Manuscript in Greek Uncials
Adrianus Turnebus
One manuscript of the above period is the famous Laurentianus 32.9 (from the mid-10th C CE), preserved in the Laurentinian Library in Florence, known as ‘M’ in editions of Aeschylus and as ‘L’ in Sophocles texts. Apart from Laurentianus 31.10 (K) from the latter half of the 12th Century, the remaining Byzantine manuscripts are from periods later than the Crusader conquest. Of these there are various groups and it is here where the versions start to fan out into various trees.  The key groups are: - the Roman Family (r) and the Paris Family (a). Other manuscripts from the Paleologan Period (c.1261-c.1350) are known as ‘p’.
Modern texts of the 7 plays of Sophocles are based upon the medieval manuscripts occasionally supplemented with details from papyrus fragments (e.g. P.Oxy.2180 from the 2nd C CE)
We finally move into the print age with an indifferent Aldine edition (Aldus Manutius) in 1502 but the first decent edition was that of Adrianus Turnebus (Paris 1552-3) who based his text on manuscript Paris Gr. 2711, containing a recension of the Byzantine scholar Demetrius Triclinius; not the most accurate version but a step in the right direction.

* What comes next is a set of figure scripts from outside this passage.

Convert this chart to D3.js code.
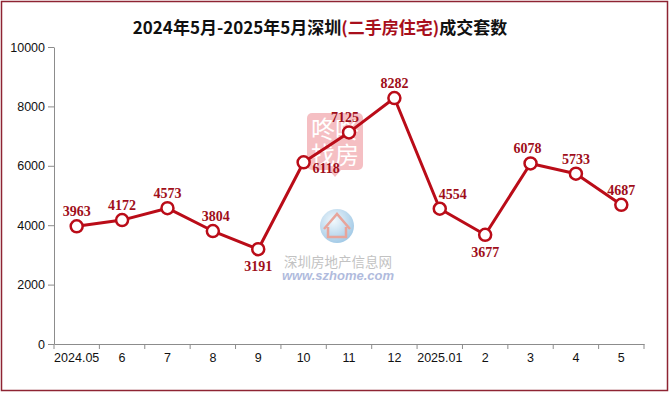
<!DOCTYPE html>
<html>
<head>
<meta charset="utf-8">
<script src="https://cdn.jsdelivr.net/npm/d3@7"></script>
<style>
  html, body { margin: 0; padding: 0; background: #fff; }
  svg { display: block; }
</style>
</head>
<body>
<svg width="670" height="393"></svg>
<script>
// data
var months = ["2024.05", "6", "7", "8", "9", "10", "11", "12", "2025.01", "2", "3", "4", "5"];
var deals = [3963, 4172, 4573, 3804, 3191, 6118, 7125, 8282, 4554, 3677, 6078, 5733, 4687];
var yTicks = [0, 2000, 4000, 6000, 8000, 10000];

// where each data label sits (like excel's label placement)
var labelPos = ["above", "above", "above", "above", "below", "right", "above", "above", "above", "below", "above", "above", "above"];
var labelShift = {3: 3, 6: -4, 8: 13, 10: -3};

var svg = d3.select('svg');
var width = +svg.attr('width');
var height = +svg.attr('height');
var red = '#BA0C18';

var margin = {left: 54, right: 26, top: 47, bottom: 49};

var x = d3.scaleBand()
    .domain(months)
    .range([margin.left, width - margin.right])
    .padding(0);

var y = d3.scaleLinear()
    .domain([0, 10000])
    .range([height - margin.bottom, margin.top]);

// outer frame
svg.append('rect')
    .attr('x', 1.5).attr('y', 1.5)
    .attr('width', width - 4).attr('height', height - 4)
    .attr('fill', '#fff')
    .attr('stroke', '#8E2433')
    .attr('stroke-width', 1.5);

// watermark: 咚咚找房
var wm = svg.append('g').attr('opacity', 0.3);
wm.append('rect')
    .attr('x', 307).attr('y', 113)
    .attr('width', 56).attr('height', 57)
    .attr('rx', 5)
    .attr('fill', '#E0303C');
wm.append('path')
    .attr('d', 'M329,170 L335,177 L341,170 Z')
    .attr('fill', '#E0303C');
wm.append('text')
    .attr('x', 335).attr('y', 138)
    .attr('text-anchor', 'middle')
    .attr('font-family', 'Noto Sans CJK SC')
    .attr('font-size', 24)
    .attr('fill', '#fff')
    .text('咚咚');
wm.append('text')
    .attr('x', 335).attr('y', 164)
    .attr('text-anchor', 'middle')
    .attr('font-family', 'Noto Sans CJK SC')
    .attr('font-size', 24)
    .attr('fill', '#fff')
    .text('找房');

// watermark: szhome
var wm2 = svg.append('g').attr('opacity', 0.6);
var grad = svg.append('defs').append('radialGradient')
    .attr('id', 'ball').attr('cx', '40%').attr('cy', '35%').attr('r', '65%');
grad.append('stop').attr('offset', '0%').attr('stop-color', '#EAF5FC');
grad.append('stop').attr('offset', '100%').attr('stop-color', '#6AAAD8');
wm2.append('circle')
    .attr('cx', 337).attr('cy', 226).attr('r', 17)
    .attr('fill', 'url(#ball)');
wm2.append('path')
    .attr('d', 'M324,229 L337,214 L350,229 M328,227 L328,237 L346,237 L346,227')
    .attr('fill', 'none')
    .attr('stroke', '#D86A5A')
    .attr('stroke-width', 2.5);
wm2.append('text')
    .attr('x', 338).attr('y', 267)
    .attr('text-anchor', 'middle')
    .attr('font-family', 'Noto Sans CJK SC')
    .attr('font-size', 13.5)
    .attr('fill', '#9a9a9a')
    .text('深圳房地产信息网');
wm2.append('text')
    .attr('x', 338).attr('y', 280)
    .attr('text-anchor', 'middle')
    .attr('font-family', 'Liberation Sans')
    .attr('font-size', 13)
    .attr('font-style', 'italic')
    .attr('font-weight', 'bold')
    .attr('fill', '#7D8FC8')
    .text('www.szhome.com');

// title
var title = svg.append('text')
    .attr('x', 320).attr('y', 34)
    .attr('text-anchor', 'middle')
    .attr('font-family', 'Noto Sans CJK SC')
    .attr('font-weight', 'bold')
    .attr('font-size', 17)
    .attr('fill', '#111');
title.append('tspan').text('2024年5月-2025年5月深圳');
title.append('tspan').attr('fill', '#A80F1C').text('(二手房住宅)');
title.append('tspan').text('成交套数');

// y axis
var yAxis = svg.append('g')
    .attr('transform', 'translate(' + margin.left + ',0)')
    .call(d3.axisLeft(y).tickValues(yTicks).tickSize(6).tickSizeOuter(0).tickFormat(d3.format('d')));
yAxis.select('.domain').attr('stroke', '#8c8c8c');
yAxis.selectAll('.tick line').attr('stroke', '#8c8c8c');
yAxis.selectAll('.tick text')
    .attr('x', -9)
    .attr('font-family', 'Liberation Sans')
    .attr('font-size', 12.5)
    .attr('fill', '#111');

// x axis
var xAxis = svg.append('g')
    .attr('transform', 'translate(0,' + y(0) + ')')
    .call(d3.axisBottom(x).tickSize(0).tickSizeOuter(0));
xAxis.select('.domain').attr('stroke', '#8c8c8c');
xAxis.selectAll('.tick text')
    .attr('y', 9)
    .attr('font-family', 'Liberation Sans')
    .attr('font-size', 12.5)
    .attr('fill', '#111');
var bounds = months.map(function(m) { return x(m); }).concat([x.range()[1]]);
xAxis.selectAll('.bound')
    .data(bounds)
    .enter()
    .append('line')
    .attr('class', 'bound')
    .attr('x1', function(d) { return d; })
    .attr('x2', function(d) { return d; })
    .attr('y1', 0).attr('y2', 5)
    .attr('stroke', '#8c8c8c');

// line
var cx = function(d, i) { return x(months[i]) + x.bandwidth() / 2; };
var line = d3.line()
    .x(cx)
    .y(function(d) { return y(d); });

svg.append('path')
    .datum(deals)
    .attr('d', line)
    .attr('fill', 'none')
    .attr('stroke', red)
    .attr('stroke-width', 3)
    .attr('stroke-linejoin', 'round');

svg.selectAll('.dot')
    .data(deals)
    .enter()
    .append('circle')
    .attr('class', 'dot')
    .attr('cx', cx)
    .attr('cy', function(d) { return y(d); })
    .attr('r', 6)
    .attr('fill', '#fff')
    .attr('stroke', red)
    .attr('stroke-width', 2.5);

// data labels
svg.selectAll('.lbl')
    .data(deals)
    .enter()
    .append('text')
    .attr('class', 'lbl')
    .attr('x', function(d, i) {
      if (labelPos[i] === 'right') return cx(d, i) + 9;
      return cx(d, i) + (labelShift[i] || 0);
    })
    .attr('y', function(d, i) {
      if (labelPos[i] === 'below') return y(d) + 22;
      if (labelPos[i] === 'right') return y(d) + 11;
      return y(d) - 10;
    })
    .attr('text-anchor', function(d, i) { return labelPos[i] === 'right' ? 'start' : 'middle'; })
    .attr('font-family', 'Liberation Serif')
    .attr('font-weight', 'bold')
    .attr('font-size', 14)
    .attr('fill', '#A00E1A')
    .text(function(d) { return d; });
</script>
</body>
</html>
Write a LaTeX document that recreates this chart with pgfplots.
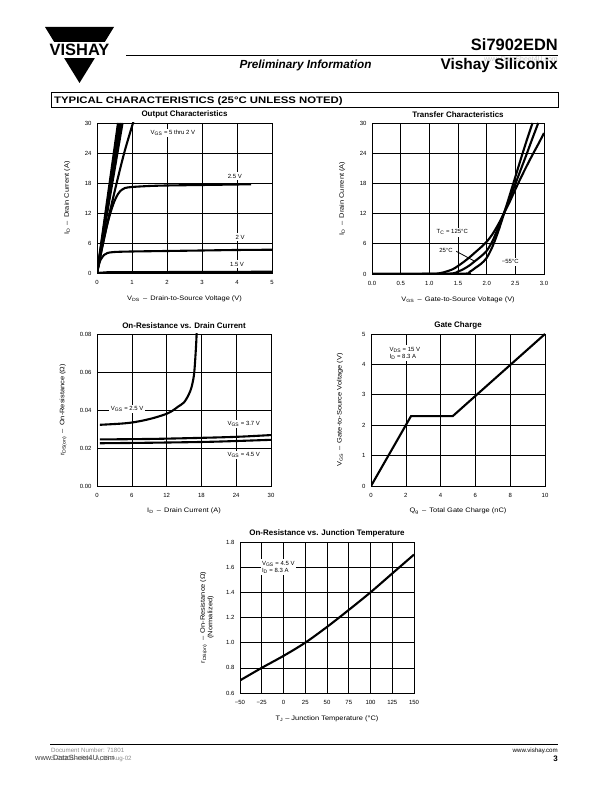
\documentclass[border=0pt]{standalone}
\usepackage{fontspec}
\setmainfont{Liberation Sans}
\newfontfamily\widefont[FakeStretch=1.2]{Liberation Sans}
\newfontfamily\lblfont[FakeStretch=1.15]{Liberation Sans}
\usepackage{graphicx}
\usepackage{pgfplots}
\pgfplotsset{compat=1.18}

\pgfplotsset{
  dsheet/.style={
    scale only axis,
    anchor=south west,
    axis line style={line width=0.9bp},
    grid=major,
    major grid style={black, line width=0.6bp},
    tick style={draw=none},
    ticklabel style={font=\fontsize{6}{7}\selectfont},
    /pgf/number format/assume math mode=true,
    xticklabel style={yshift=-4bp},
    yticklabel style={xshift=-2bp},
    label style={font=\lblfont\fontsize{6.5}{7.5}\selectfont},
    title style={font=\bfseries\fontsize{8}{9}\selectfont, inner sep=0pt, yshift=-1bp},
    scaled ticks=false,
    cycle list={{black, solid, no marks}},
    every axis plot/.append style={line width=2.1bp, black, solid, no marks, smooth},
  },
}
\tikzset{note/.style={fill=white, inner sep=1.5bp, font=\fontsize{6}{7}\selectfont}}

\begin{document}
\begin{tikzpicture}[x=1bp,y=1bp]
\path[use as bounding box] (0,0) rectangle (612,792);

% header
\fill (45,765) -- (114,765) -- (79.5,709) -- cycle;
\fill[white] (40,750) rectangle (118,734);
\node[font=\bfseries\fontsize{16.5}{16.5}\selectfont, inner sep=0, anchor=base] at (79.5,736.3) {VISHAY};
\node[anchor=base east, inner sep=0, font=\bfseries\fontsize{16.5}{16.5}\selectfont] at (558,741) {Si7902EDN};
\draw[line width=0.9bp] (126,736.5) -- (558,736.5);
\node[anchor=base, inner sep=0, font=\bfseries\itshape\fontsize{11.8}{11.8}\selectfont] at (305.5,723.5) {Preliminary Information};
\node[anchor=base east, inner sep=0, text=black!22, font=\fontsize{7}{7}\selectfont] at (558,730) {www.DataSheet4U.com};
\node[anchor=base east, inner sep=0, font=\bfseries\fontsize{15.5}{15.5}\selectfont] at (558,722) {Vishay Siliconix};
\draw[line width=0.8bp] (51,684.5) rectangle (558,699.5);
\node[anchor=base west, inner sep=0, font=\widefont\bfseries\fontsize{9.5}{9.5}\selectfont] at (54,688) {TYPICAL CHARACTERISTICS (25°C UNLESS NOTED)};

% footer
\draw[line width=0.9bp] (50,48) -- (558,48);
\node[anchor=base west, inner sep=0, text=black!45, font=\fontsize{6.2}{6.2}\selectfont] at (51,39) {Document Number: 71801};
\node[anchor=base west, inner sep=0, text=black!45, font=\fontsize{6.2}{6.2}\selectfont] at (51,31) {S-21331—Rev. A, 05-Aug-02};
\node[anchor=base west, inner sep=0, text=black!75, font=\fontsize{7.5}{7.5}\selectfont] at (35,31) {www.DataSheet4U.com};
\node[anchor=base east, inner sep=0, font=\fontsize{6.2}{6.2}\selectfont] at (558,39) {www.vishay.com};
\node[anchor=base east, inner sep=0, font=\bfseries\fontsize{8}{8}\selectfont] at (558,30) {3};

% Output Characteristics
\begin{axis}[dsheet, at={(97bp,519bp)}, width=175bp, height=150bp,
  xmin=0, xmax=5, ymin=0, ymax=30,
  xtick={0,1,2,3,4,5}, ytick={0,6,12,18,24,30},
  title={Output Characteristics},
  xlabel={V\textsubscript{DS}\enspace–\enspace Drain-to-Source Voltage (V)},
  ylabel={I\textsubscript{D}\enspace–\enspace Drain Current (A)},
  xlabel style={at={(axis description cs:0.5,-0.173)}, anchor=center},
  ylabel style={at={(axis description cs:-0.171,0.5)}, anchor=center},
]
\addplot[sharp plot] coordinates {(0,0)(0.60,30)};
\addplot[sharp plot] coordinates {(0,0)(0.64,30)};
\addplot[sharp plot] coordinates {(0,0)(0.68,30)};
\addplot[sharp plot] coordinates {(0,0)(0.73,30)};
\addplot coordinates {(0,0)(0.2,6.8)(0.4,13.2)(0.6,19.1)(0.8,24.6)(1.05,30.5)};
\addplot coordinates {(0,0)(0.1,3.6)(0.2,6.9)(0.3,9.9)(0.4,12.4)(0.5,14.4)(0.6,15.8)(0.7,16.6)(0.8,17.0)(1.0,17.2)(1.5,17.4)(2,17.5)(3,17.6)(4,17.7)(4.4,17.75)};
\addplot coordinates {(0,0)(0.05,1.5)(0.1,2.6)(0.2,3.6)(0.3,4.0)(0.5,4.2)(1,4.3)(2,4.4)(3,4.5)(4,4.6)(5,4.65)};
\addplot[sharp plot] coordinates {(0,0)(0.3,0.15)(5,0.25)};
\node[note] at (axis cs:2.17,28) {V\textsubscript{GS} = 5 thru 2 V};
\node[note] at (axis cs:3.94,19.4) {2.5 V};
\node[note] at (axis cs:4.09,7.2) {2 V};
\node[note] at (axis cs:4.0,1.8) {1.5 V};
\end{axis}

% Transfer Characteristics
\begin{axis}[dsheet, at={(372bp,518bp)}, width=172bp, height=151bp,
  xmin=0, xmax=3, ymin=0, ymax=30,
  xtick={0,0.5,1,1.5,2,2.5,3}, ytick={0,6,12,18,24,30},
  xticklabel style={/pgf/number format/.cd, fixed, fixed zerofill, precision=1},
  title={Transfer Characteristics},
  xlabel={V\textsubscript{GS}\enspace–\enspace Gate-to-Source Voltage (V)},
  ylabel={I\textsubscript{D}\enspace–\enspace Drain Current (A)},
  xlabel style={at={(axis description cs:0.5,-0.172)}, anchor=center},
  ylabel style={at={(axis description cs:-0.174,0.5)}, anchor=center},
]
\addplot coordinates {(0,0)(1.0,0.05)(1.2,0.2)(1.4,0.9)(1.5,1.6)(1.6,2.4)(1.7,3.3)(1.8,4.3)(1.9,5.3)(2.0,6.4)(2.1,7.9)(2.2,9.8)(2.3,12)(2.4,14.3)(2.5,16.8)(2.6,19.2)(2.7,21.5)(2.8,23.7)(2.9,25.8)(3.0,28)};
\addplot coordinates {(0,0)(1.3,0.05)(1.5,0.5)(1.6,1.0)(1.7,1.7)(1.8,2.6)(1.9,3.5)(2.0,4.6)(2.1,6.5)(2.2,9.2)(2.3,12.1)(2.4,15)(2.5,17.9)(2.6,20.9)(2.7,23.9)(2.8,27)(2.9,30)};
\addplot coordinates {(0,0)(1.55,0.05)(1.7,0.4)(1.8,1.2)(1.9,2.0)(2.0,3.2)(2.1,5.4)(2.2,8.4)(2.3,11.9)(2.4,15.6)(2.5,19.3)(2.6,23)(2.7,26.6)(2.8,30)};
\node[note] at (axis cs:1.40,8.3) {T\textsubscript{C} = 125°C};
\node[note] at (axis cs:1.29,4.6) {25°C};
\draw[line width=0.8bp] (axis cs:1.47,4.5) -- (axis cs:1.78,2.6);
\node[note] at (axis cs:2.41,2.4) {−55°C};
\end{axis}

% On-Resistance vs. Drain Current
\begin{axis}[dsheet, at={(97bp,306bp)}, width=174bp, height=152bp,
  xmin=0, xmax=30, ymin=0, ymax=0.08,
  xtick={0,6,12,18,24,30}, ytick={0,0.02,0.04,0.06,0.08},
  yticklabel style={/pgf/number format/.cd, fixed, fixed zerofill, precision=2},
  title={On-Resistance vs. Drain Current},
  xlabel={I\textsubscript{D}\enspace–\enspace Drain Current (A)},
  ylabel={r\textsubscript{DS(on)}\enspace–\enspace On-Resistance (Ω)},
  xlabel style={at={(axis description cs:0.5,-0.164)}, anchor=center},
  ylabel style={at={(axis description cs:-0.195,0.5)}, anchor=center},
]
\addplot coordinates {(0.5,0.0322)(4,0.0328)(6,0.0334)(8,0.0345)(10,0.0360)(12,0.0380)(13,0.0396)(14,0.0418)(15,0.0440)(15.8,0.048)(16.3,0.052)(16.7,0.058)(16.9,0.065)(17.1,0.075)(17.2,0.082)};
\addplot coordinates {(0.5,0.0245)(10,0.0248)(20,0.0255)(25,0.026)(30,0.0268)};
\addplot coordinates {(0.5,0.0225)(10,0.0228)(20,0.0233)(30,0.0243)};
\node[note] at (axis cs:5.2,0.0405) {V\textsubscript{GS} = 2.5 V};
\node[note] at (axis cs:25.3,0.0326) {V\textsubscript{GS} = 3.7 V};
\node[note] at (axis cs:25.3,0.0163) {V\textsubscript{GS} = 4.5 V};
\end{axis}

% Gate Charge
\begin{axis}[dsheet, at={(371bp,306bp)}, width=174bp, height=152bp,
  xmin=0, xmax=10, ymin=0, ymax=5,
  xtick={0,2,4,6,8,10}, ytick={0,1,2,3,4,5},
  title={Gate Charge},
  xlabel={Q\textsubscript{g}\enspace–\enspace Total Gate Charge (nC)},
  ylabel={V\textsubscript{GS}\enspace–\enspace Gate-to-Source Voltage (V)},
  xlabel style={at={(axis description cs:0.5,-0.164)}, anchor=center},
  ylabel style={at={(axis description cs:-0.178,0.5)}, anchor=center},
]
\addplot[sharp plot] coordinates {(0,0)(2.3,2.3)(4.7,2.3)(10,5.0)};
\node[note, align=left] at (axis cs:1.95,4.37) {V\textsubscript{DS} = 15 V\\I\textsubscript{D} = 8.3 A};
\end{axis}

% On-Resistance vs. Junction Temperature
\begin{axis}[dsheet, at={(240bp,99bp)}, width=174bp, height=151bp,
  xmin=-50, xmax=150, ymin=0.6, ymax=1.8,
  xtick={-50,-25,0,25,50,75,100,125,150},
  xticklabels={−50,−25,0,25,50,75,100,125,150},
  ytick={0.6,0.8,1.0,1.2,1.4,1.6,1.8},
  yticklabel style={/pgf/number format/.cd, fixed, fixed zerofill, precision=1},
  title={On-Resistance vs. Junction Temperature},
  xlabel={T\textsubscript{J} – Junction Temperature (°C)},
  ylabel={r\textsubscript{DS(on)}\enspace–\enspace On-Resistance (Ω)\\(Normalized)},
  xlabel style={at={(axis description cs:0.5,-0.172)}, anchor=center},
  ylabel style={at={(axis description cs:-0.19,0.5)}, anchor=center, align=center},
]
\addplot coordinates {(-50,0.70)(-25,0.80)(0,0.895)(25,1.0)(50,1.125)(75,1.26)(100,1.40)(125,1.55)(150,1.70)};
\node[note, align=left] at (axis cs:-6,1.60) {V\textsubscript{GS} = 4.5 V\\I\textsubscript{D} = 8.3 A};
\end{axis}

\end{tikzpicture}
\end{document}
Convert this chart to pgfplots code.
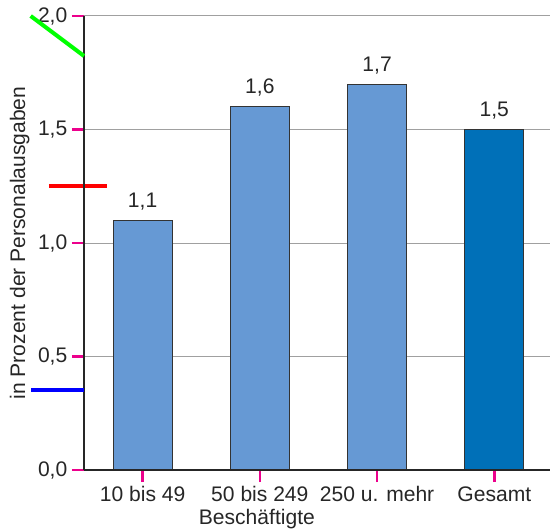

From this time on there are more and more impressions in Europe and the first English printed edition was that of Peter Elmsley in 1823 based on Laurentinian manuscript L. The latest scholarly edition based on the latest and most accurate research is the Oxford text 1990 by Hugh Lloyd Jones and N.G. Wilson.
I cannot help but speculate on what might have been had Ptolemy III Euergetes returned the manuscript to its rightful place in the Athens treasury instead of ‘permanently borrowing’ it. What if anything at all of Sophocles would we have been left with? A sobering thought indeed!


  1. Thanks for this. Its always amazing that we have any of these texts at all. Its a shame that we don't have more from lesser playwrights so that we could contextualise the work of the Big Three. I've been enjoying reading the two Electra plays, very different interpretations of the material. I've also been listening to Richard Strauss' Electra, which is based on Sophocles version. Perhaps we could have a bit of opera at the next meeting!

  2. Sadly there are only minute and scattered fragments or summaries of the other dramatists of those times. Most are merely names and their works lost to posterity. As you note, its a miracle that any texts have survived at all. The survival history of the Sophocles texts demonstrates how precarious and seemingly arbitrary the road to the 21st Century has been for many ancient works. I think we have about 10% of the entirety of the classical canon that has survived to our times - that's a small tip of an iceberg forever submerged in the seas of the past!